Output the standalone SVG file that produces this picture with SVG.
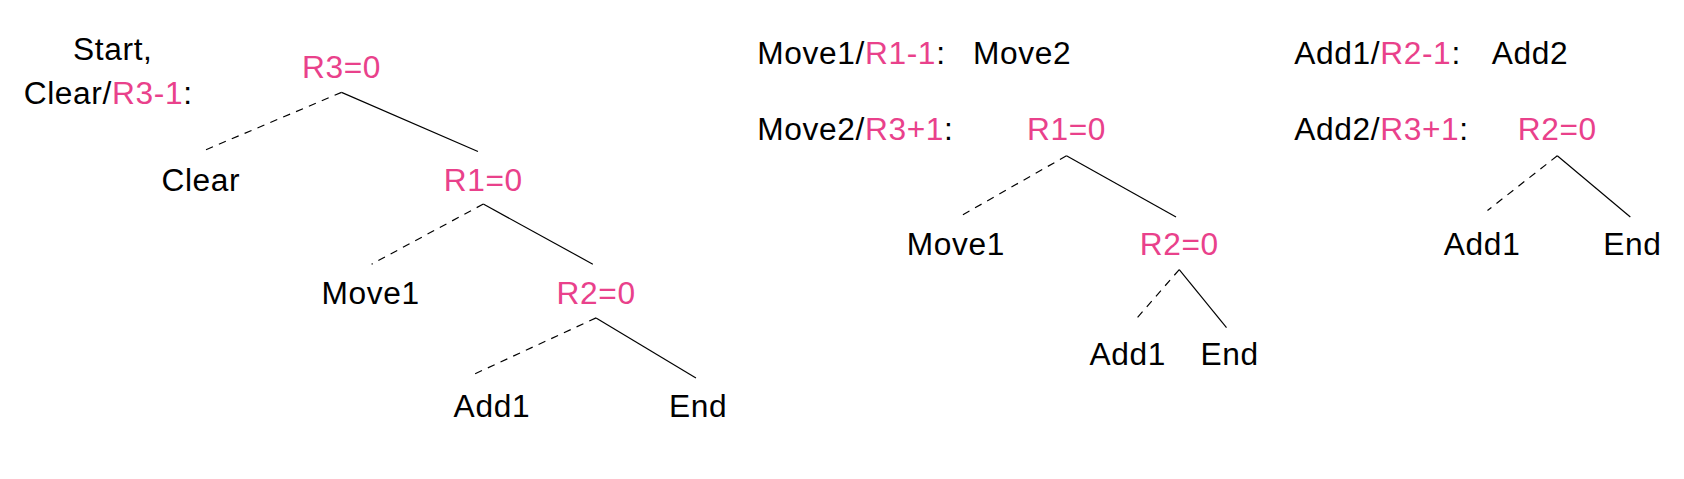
<svg xmlns="http://www.w3.org/2000/svg" width="1684" height="479" viewBox="0 0 1684 479">
<style>
text{font-family:"Liberation Sans",Arial,sans-serif;font-size:29.5px;letter-spacing:0.6px;fill:#000}
.m{text-anchor:middle}
.p{fill:#e9418b}
line{stroke:#000;stroke-width:1.1}
.d{stroke-dasharray:7,6}
</style>
<rect width="1684" height="479" fill="#fff"/>
<g transform="scale(1.074)">
<g id="connectors">
<line class="d" x1="318" y1="86" x2="188" y2="141"/><line x1="318" y1="86" x2="445" y2="141"/>
<line class="d" x1="450" y1="190" x2="346" y2="246"/><line x1="450" y1="190" x2="552" y2="246"/>
<line class="d" x1="555" y1="296" x2="438" y2="350"/><line x1="555" y1="296" x2="648" y2="352"/>
<line class="d" x1="993" y1="145" x2="893" y2="202"/><line x1="993" y1="145" x2="1095" y2="202"/>
<line class="d" x1="1098" y1="251" x2="1057" y2="298"/><line x1="1098" y1="251" x2="1142" y2="305"/>
<line class="d" x1="1450" y1="145" x2="1385" y2="196"/><line x1="1450" y1="145" x2="1518" y2="202"/>
</g>
<g id="label-start"><text class="m" x="105" y="56">Start,</text><text x="22" y="97">Clear/<tspan class="p">R3-1</tspan>:</text></g>
<g id="t1-r3"><text class="m p" x="318" y="73">R3=0</text></g>
<g id="t1-clear"><text class="m" x="187" y="178">Clear</text></g>
<g id="t1-r1"><text class="m p" x="450" y="178">R1=0</text></g>
<g id="t1-move1"><text class="m" x="345" y="283">Move1</text></g>
<g id="t1-r2"><text class="m p" x="555" y="283">R2=0</text></g>
<g id="t1-add1"><text class="m" x="458" y="388">Add1</text></g>
<g id="t1-end"><text class="m" x="650" y="388">End</text></g>
<g id="label-move1"><text x="705" y="60">Move1/<tspan class="p">R1-1</tspan>:<tspan x="906">Move2</tspan></text></g>
<g id="label-move2"><text x="705" y="130">Move2/<tspan class="p">R3+1</tspan>:</text></g>
<g id="t2-r1"><text class="m p" x="993" y="130">R1=0</text></g>
<g id="t2-move1"><text class="m" x="890" y="237">Move1</text></g>
<g id="t2-r2"><text class="m p" x="1098" y="237">R2=0</text></g>
<g id="t2-add1"><text class="m" x="1050" y="340">Add1</text></g>
<g id="t2-end"><text class="m" x="1145" y="340">End</text></g>
<g id="label-add1"><text x="1205" y="60">Add1/<tspan class="p">R2-1</tspan>:<tspan x="1389">Add2</tspan></text></g>
<g id="label-add2"><text x="1205" y="130">Add2/<tspan class="p">R3+1</tspan>:</text></g>
<g id="t3-r2"><text class="m p" x="1450" y="130">R2=0</text></g>
<g id="t3-add1"><text class="m" x="1380" y="237">Add1</text></g>
<g id="t3-end"><text class="m" x="1520" y="237">End</text></g>
</g>
</svg>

Aim =
Repeat the listing above exactly, with no pictures.

Output of the exercise =
Output the standalone SVG file that produces this picture with SVG.
<svg xmlns="http://www.w3.org/2000/svg" width="1684" height="479" viewBox="0 0 1684 479">
<style>
text{font-family:"Liberation Sans",Arial,sans-serif;font-size:29.5px;letter-spacing:0.6px;fill:#000}
.m{text-anchor:middle}
.p{fill:#e9418b}
line{stroke:#000;stroke-width:1.1}
.d{stroke-dasharray:7,6}
</style>
<rect width="1684" height="479" fill="#fff"/>
<g transform="scale(1.074)">
<g id="connectors">
<line class="d" x1="318" y1="86" x2="188" y2="141"/><line x1="318" y1="86" x2="445" y2="141"/>
<line class="d" x1="450" y1="190" x2="346" y2="246"/><line x1="450" y1="190" x2="552" y2="246"/>
<line class="d" x1="555" y1="296" x2="438" y2="350"/><line x1="555" y1="296" x2="648" y2="352"/>
<line class="d" x1="993" y1="145" x2="893" y2="202"/><line x1="993" y1="145" x2="1095" y2="202"/>
<line class="d" x1="1098" y1="251" x2="1057" y2="298"/><line x1="1098" y1="251" x2="1142" y2="305"/>
<line class="d" x1="1450" y1="145" x2="1385" y2="196"/><line x1="1450" y1="145" x2="1518" y2="202"/>
</g>
<g id="label-start"><text class="m" x="105" y="56">Start,</text><text x="22" y="97">Clear/<tspan class="p">R3-1</tspan>:</text></g>
<g id="t1-r3"><text class="m p" x="318" y="73">R3=0</text></g>
<g id="t1-clear"><text class="m" x="187" y="178">Clear</text></g>
<g id="t1-r1"><text class="m p" x="450" y="178">R1=0</text></g>
<g id="t1-move1"><text class="m" x="345" y="283">Move1</text></g>
<g id="t1-r2"><text class="m p" x="555" y="283">R2=0</text></g>
<g id="t1-add1"><text class="m" x="458" y="388">Add1</text></g>
<g id="t1-end"><text class="m" x="650" y="388">End</text></g>
<g id="label-move1"><text x="705" y="60">Move1/<tspan class="p">R1-1</tspan>:<tspan x="906">Move2</tspan></text></g>
<g id="label-move2"><text x="705" y="130">Move2/<tspan class="p">R3+1</tspan>:</text></g>
<g id="t2-r1"><text class="m p" x="993" y="130">R1=0</text></g>
<g id="t2-move1"><text class="m" x="890" y="237">Move1</text></g>
<g id="t2-r2"><text class="m p" x="1098" y="237">R2=0</text></g>
<g id="t2-add1"><text class="m" x="1050" y="340">Add1</text></g>
<g id="t2-end"><text class="m" x="1145" y="340">End</text></g>
<g id="label-add1"><text x="1205" y="60">Add1/<tspan class="p">R2-1</tspan>:<tspan x="1389">Add2</tspan></text></g>
<g id="label-add2"><text x="1205" y="130">Add2/<tspan class="p">R3+1</tspan>:</text></g>
<g id="t3-r2"><text class="m p" x="1450" y="130">R2=0</text></g>
<g id="t3-add1"><text class="m" x="1380" y="237">Add1</text></g>
<g id="t3-end"><text class="m" x="1520" y="237">End</text></g>
</g>
</svg>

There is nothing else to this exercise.